The final scene of Ethan was with him in a cage in the hull of a ship, his head shaved — or so it seemed — and Inspector Rusk sitting in front, watching.
On their way to America.
It was rather surprising that the Putneys, beasties though they be, were able to imprison Frankenstein’s first Creature, now going by the name of John Clare (Rory Kinnear). After all, even Lily is frightfully strong, and she was only a small female in her former life.
So it actually was not a surprise that, in the finale, Clare — after agreeing to be a “good little freak” and help train the other freaks, soon to be present in the Putney dungeons — simply broke down the doors of his cage and swiftly broke the necks of Mr. & Mrs. P.

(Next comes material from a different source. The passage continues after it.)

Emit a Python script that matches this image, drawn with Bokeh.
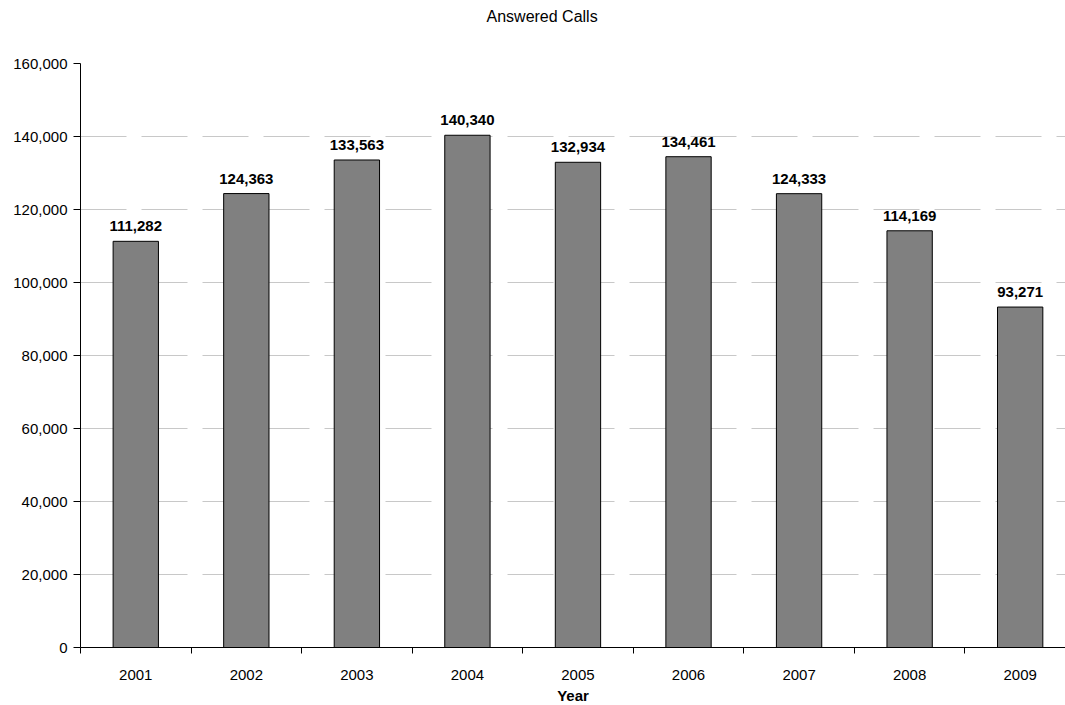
from bokeh.plotting import figure
from bokeh.models import ColumnDataSource, FixedTicker, NumeralTickFormatter, Range1d, Title
from bokeh.core.properties import value
from bokeh.embed import file_html
from bokeh.resources import INLINE

years = ["2001", "2002", "2003", "2004", "2005", "2006", "2007", "2008", "2009"]
answered = [111282, 124363, 133563, 140340, 132934, 134461, 124333, 114169, 93271]
y_ticks = [0, 20000, 40000, 60000, 80000, 100000, 120000, 140000, 160000]
title_text = "Answered Calls"
x_label_text = "Year"

FONT = "Liberation Sans"

xs = list(range(1, len(years) + 1))
src = ColumnDataSource(dict(
    x=xs, y=answered, label=[f"{v:,}" for v in answered]
))

p = figure(width=1065, height=705, output_backend="svg", toolbar_location=None,
           x_range=Range1d(0.5, 9.41), y_range=Range1d(0, 160000),
           min_border_left=80, min_border_right=0, min_border_top=0,
           min_border_bottom=0)
p.outline_line_color = None
p.background_fill_color = "white"
p.border_fill_color = "white"

# spacer between the frame and the chart title, then the title itself
p.add_layout(Title(text=" ", standoff=26, text_font=FONT, text_font_size="6px"), "above")
p.add_layout(Title(text=title_text, align="left", offset=406, standoff=10,
                   text_font=FONT, text_font_size="16px", text_font_style="normal",
                   text_color="#000000"), "above")

# x axis title as a title below the axis
p.add_layout(Title(text=x_label_text, align="center", standoff=4,
                   text_font=FONT, text_font_size="15px", text_font_style="bold",
                   text_color="#000000"), "below")

p.vbar(x="x", top="y", width=0.41, source=src, fill_color="#808080",
       line_color="#000000", line_width=1)
p.text(x="x", y="y", text="label", source=src, text_align="center",
       text_baseline="bottom", y_offset=-10, text_font=value(FONT),
       text_font_size="15px", text_font_style="bold", text_color="#000000")

# x axis
p.xaxis.ticker = FixedTicker(ticks=xs, minor_ticks=[i + 0.5 for i in range(0, len(years) + 1)])
p.xaxis.major_label_overrides = {x: y for x, y in zip(xs, years)}
p.xaxis.major_tick_out = 0
p.xaxis.major_tick_in = 0
p.xaxis.minor_tick_out = 6
p.xaxis.minor_tick_in = 0
p.xaxis.minor_tick_line_color = "#000000"
p.xaxis.axis_line_color = "#000000"
p.xaxis.major_label_standoff = 16
p.xaxis.major_label_text_font = FONT
p.xaxis.major_label_text_font_size = "15px"
p.xaxis.major_label_text_color = "#000000"

# y axis
p.yaxis.ticker = FixedTicker(ticks=y_ticks)
p.yaxis.formatter = NumeralTickFormatter(format="0,0")
p.yaxis.minor_tick_line_color = None
p.yaxis.major_tick_out = 7
p.yaxis.major_tick_in = 0
p.yaxis.major_tick_line_color = "#000000"
p.yaxis.axis_line_color = "#000000"
p.yaxis.major_label_standoff = 6
p.yaxis.major_label_text_font = FONT
p.yaxis.major_label_text_font_size = "15px"
p.yaxis.major_label_text_color = "#000000"

p.xgrid.grid_line_color = None
p.ygrid.grid_line_color = "#c8c8c8"
p.ygrid.grid_line_dash = "46 15"
p.ygrid.grid_line_width = 1

open("out.html", "w").write(file_html(p, INLINE))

Their blind daughter Lavinia, who had so treacherously betrayed Clare by pretending friendship before locking him in the cage herself, was left alone, unharmed, screaming for her parents as Clare walked away.
By leaving her alive, the Creature has once again proven that he is more humane than most of the human characters in the show.

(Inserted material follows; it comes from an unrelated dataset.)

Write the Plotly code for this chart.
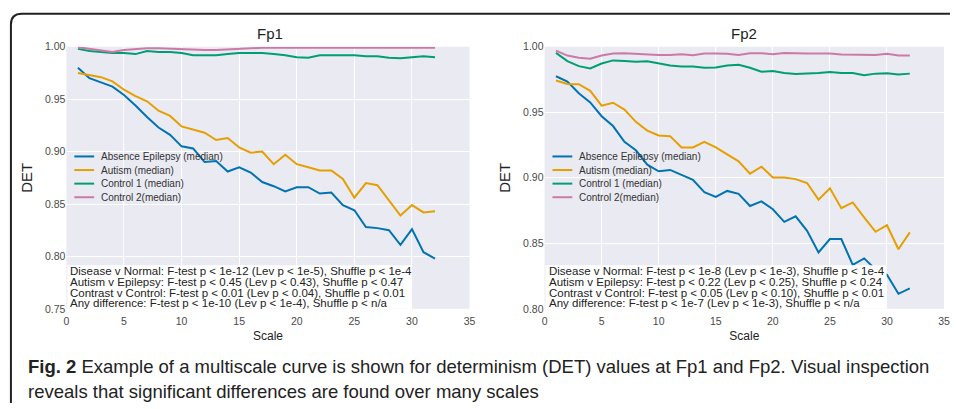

One of the most poignant moments of the finale came when Clare, who has decided to leave all mankind behind, met Vanessa for the last time. He asked her to go with him. She declined.
Clare was shown on a ship in the Arctic, which is where the Creature ends up in the novel after the death of the book’s Frankenstein.
It was a sad and lonely scene.
I do hope he’ll long to return to humanity.
After all, he’s the most human of any of the characters.
And he’s one of the show’s most interesting “creations.”
No, she can’t have Ethan. Not as a normal woman with a husband and children. Perhaps, she can’t have him even though each knows the darkness and evil that lies at the other’s center.
At least, not yet.
Ethan is caged, on a boat bound for America, unbeknownst to her.
Furthermore, Sir Malcolm has abandoned his great house to take his friend and companion Sembene back to Africa. His ward, Vanessa, whom he claims to love like a daughter, is alone.
Not as the new Cut-Wife of Ballantrae Moor.
But as Vanessa.
The one whom the Master still seeks above all.